▶ _Exercise requirements_
Output solely the number of lines containing the string "with".

▶ _Records supplied_
══════
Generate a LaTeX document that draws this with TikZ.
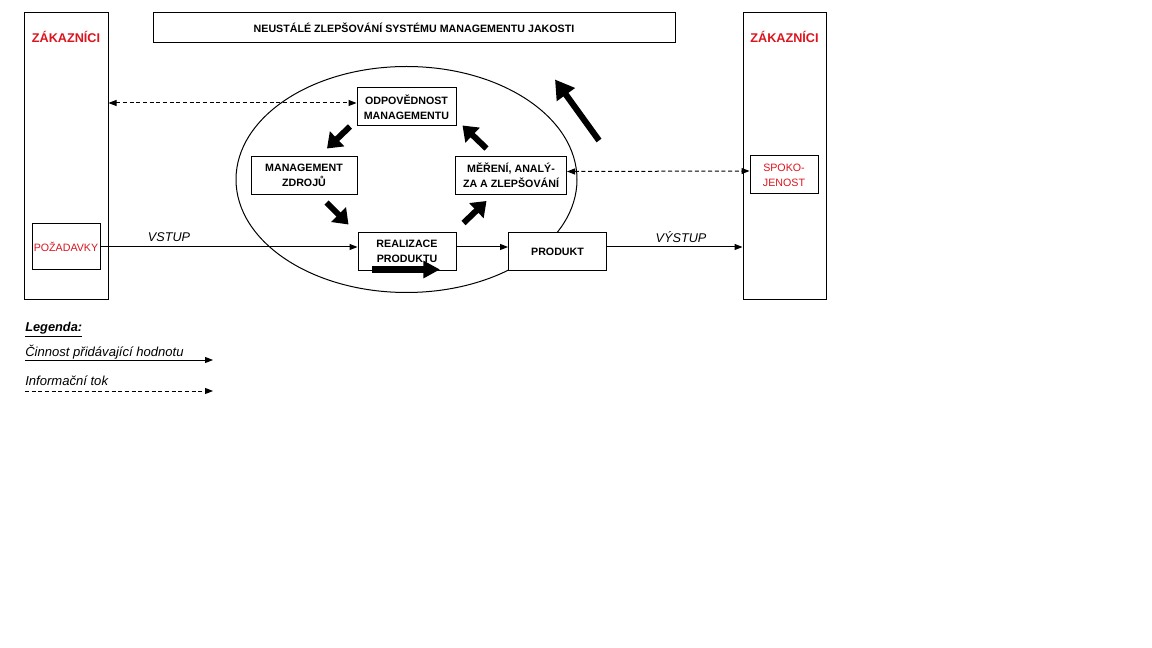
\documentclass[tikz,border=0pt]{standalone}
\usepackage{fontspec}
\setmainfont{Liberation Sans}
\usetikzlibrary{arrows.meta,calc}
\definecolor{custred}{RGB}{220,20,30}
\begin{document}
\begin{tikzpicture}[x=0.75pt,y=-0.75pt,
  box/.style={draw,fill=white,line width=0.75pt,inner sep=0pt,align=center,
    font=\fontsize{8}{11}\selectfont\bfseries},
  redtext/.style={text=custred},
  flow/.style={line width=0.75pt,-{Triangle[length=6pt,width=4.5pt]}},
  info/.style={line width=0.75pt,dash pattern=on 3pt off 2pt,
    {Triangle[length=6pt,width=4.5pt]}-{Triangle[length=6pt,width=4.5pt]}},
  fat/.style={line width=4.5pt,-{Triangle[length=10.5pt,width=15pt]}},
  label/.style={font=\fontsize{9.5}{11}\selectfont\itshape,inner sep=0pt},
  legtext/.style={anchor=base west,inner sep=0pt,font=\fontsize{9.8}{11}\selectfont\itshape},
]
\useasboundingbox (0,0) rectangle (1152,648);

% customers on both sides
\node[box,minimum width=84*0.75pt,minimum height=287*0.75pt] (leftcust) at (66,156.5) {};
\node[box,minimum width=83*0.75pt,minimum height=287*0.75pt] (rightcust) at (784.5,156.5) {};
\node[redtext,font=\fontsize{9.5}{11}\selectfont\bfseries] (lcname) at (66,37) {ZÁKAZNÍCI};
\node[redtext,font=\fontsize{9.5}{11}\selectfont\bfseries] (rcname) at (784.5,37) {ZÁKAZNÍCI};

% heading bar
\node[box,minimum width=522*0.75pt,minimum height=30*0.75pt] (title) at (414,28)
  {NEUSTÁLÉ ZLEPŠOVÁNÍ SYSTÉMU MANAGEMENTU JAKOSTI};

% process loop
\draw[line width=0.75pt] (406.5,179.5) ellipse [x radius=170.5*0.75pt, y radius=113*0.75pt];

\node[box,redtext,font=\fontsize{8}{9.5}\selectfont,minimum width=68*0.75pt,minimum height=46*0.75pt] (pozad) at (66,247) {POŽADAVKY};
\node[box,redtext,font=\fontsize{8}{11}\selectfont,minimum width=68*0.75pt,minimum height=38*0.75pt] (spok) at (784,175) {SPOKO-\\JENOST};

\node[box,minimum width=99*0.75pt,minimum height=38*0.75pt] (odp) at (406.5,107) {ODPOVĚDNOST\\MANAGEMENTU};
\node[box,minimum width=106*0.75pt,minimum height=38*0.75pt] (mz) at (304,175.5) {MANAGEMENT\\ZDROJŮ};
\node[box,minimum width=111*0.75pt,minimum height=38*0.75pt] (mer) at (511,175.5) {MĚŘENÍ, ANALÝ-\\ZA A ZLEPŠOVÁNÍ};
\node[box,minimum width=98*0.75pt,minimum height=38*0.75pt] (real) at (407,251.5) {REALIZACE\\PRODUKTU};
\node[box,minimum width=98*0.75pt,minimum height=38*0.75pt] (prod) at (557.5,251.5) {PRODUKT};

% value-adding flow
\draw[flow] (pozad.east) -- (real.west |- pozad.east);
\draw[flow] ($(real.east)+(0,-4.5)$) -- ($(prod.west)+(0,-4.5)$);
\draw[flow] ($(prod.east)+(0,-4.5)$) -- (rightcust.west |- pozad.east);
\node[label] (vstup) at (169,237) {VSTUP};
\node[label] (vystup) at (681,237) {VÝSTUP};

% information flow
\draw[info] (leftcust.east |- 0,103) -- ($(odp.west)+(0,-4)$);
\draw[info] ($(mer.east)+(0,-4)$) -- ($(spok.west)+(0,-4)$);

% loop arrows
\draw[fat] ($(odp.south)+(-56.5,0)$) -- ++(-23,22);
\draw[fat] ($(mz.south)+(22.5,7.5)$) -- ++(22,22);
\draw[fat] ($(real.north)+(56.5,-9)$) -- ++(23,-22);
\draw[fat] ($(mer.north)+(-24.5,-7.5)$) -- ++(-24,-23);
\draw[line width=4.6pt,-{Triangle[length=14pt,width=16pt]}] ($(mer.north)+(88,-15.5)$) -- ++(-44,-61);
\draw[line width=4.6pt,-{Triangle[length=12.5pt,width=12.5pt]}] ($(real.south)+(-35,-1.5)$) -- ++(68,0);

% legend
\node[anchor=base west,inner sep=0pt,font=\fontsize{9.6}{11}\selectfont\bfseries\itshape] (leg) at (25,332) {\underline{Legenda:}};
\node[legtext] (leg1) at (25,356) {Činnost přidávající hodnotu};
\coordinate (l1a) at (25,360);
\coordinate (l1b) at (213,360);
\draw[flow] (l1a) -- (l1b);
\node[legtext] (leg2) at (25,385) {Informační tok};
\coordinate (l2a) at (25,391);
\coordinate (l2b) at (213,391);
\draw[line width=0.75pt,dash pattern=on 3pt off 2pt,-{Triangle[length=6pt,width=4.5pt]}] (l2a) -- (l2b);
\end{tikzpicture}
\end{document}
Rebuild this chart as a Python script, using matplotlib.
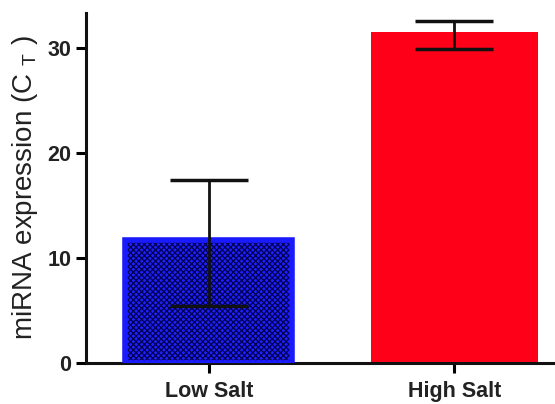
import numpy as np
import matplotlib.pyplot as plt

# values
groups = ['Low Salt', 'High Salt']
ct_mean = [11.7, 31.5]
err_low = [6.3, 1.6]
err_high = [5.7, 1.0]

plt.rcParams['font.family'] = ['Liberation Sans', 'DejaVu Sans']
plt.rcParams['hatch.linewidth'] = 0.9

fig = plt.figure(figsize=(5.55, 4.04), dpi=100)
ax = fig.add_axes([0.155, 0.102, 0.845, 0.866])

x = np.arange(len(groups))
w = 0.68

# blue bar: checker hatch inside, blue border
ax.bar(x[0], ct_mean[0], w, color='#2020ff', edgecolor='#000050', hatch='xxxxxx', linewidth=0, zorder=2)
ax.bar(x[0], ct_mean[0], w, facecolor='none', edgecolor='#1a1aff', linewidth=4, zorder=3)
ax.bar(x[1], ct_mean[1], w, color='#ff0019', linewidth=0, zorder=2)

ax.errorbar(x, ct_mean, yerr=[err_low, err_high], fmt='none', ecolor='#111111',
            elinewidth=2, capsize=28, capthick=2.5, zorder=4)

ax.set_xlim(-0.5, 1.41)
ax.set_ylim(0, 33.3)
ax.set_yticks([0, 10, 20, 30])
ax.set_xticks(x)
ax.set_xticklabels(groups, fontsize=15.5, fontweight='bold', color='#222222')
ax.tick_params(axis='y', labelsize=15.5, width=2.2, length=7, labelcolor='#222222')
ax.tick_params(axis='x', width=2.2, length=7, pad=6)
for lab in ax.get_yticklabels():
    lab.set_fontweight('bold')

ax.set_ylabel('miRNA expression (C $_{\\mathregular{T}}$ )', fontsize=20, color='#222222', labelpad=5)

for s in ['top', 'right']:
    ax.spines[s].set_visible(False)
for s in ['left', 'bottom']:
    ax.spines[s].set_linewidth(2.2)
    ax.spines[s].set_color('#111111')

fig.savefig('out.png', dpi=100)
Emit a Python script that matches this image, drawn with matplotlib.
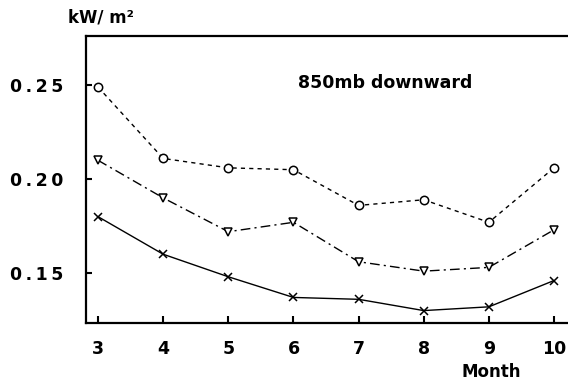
══════
▶ _Result of this exercise_
2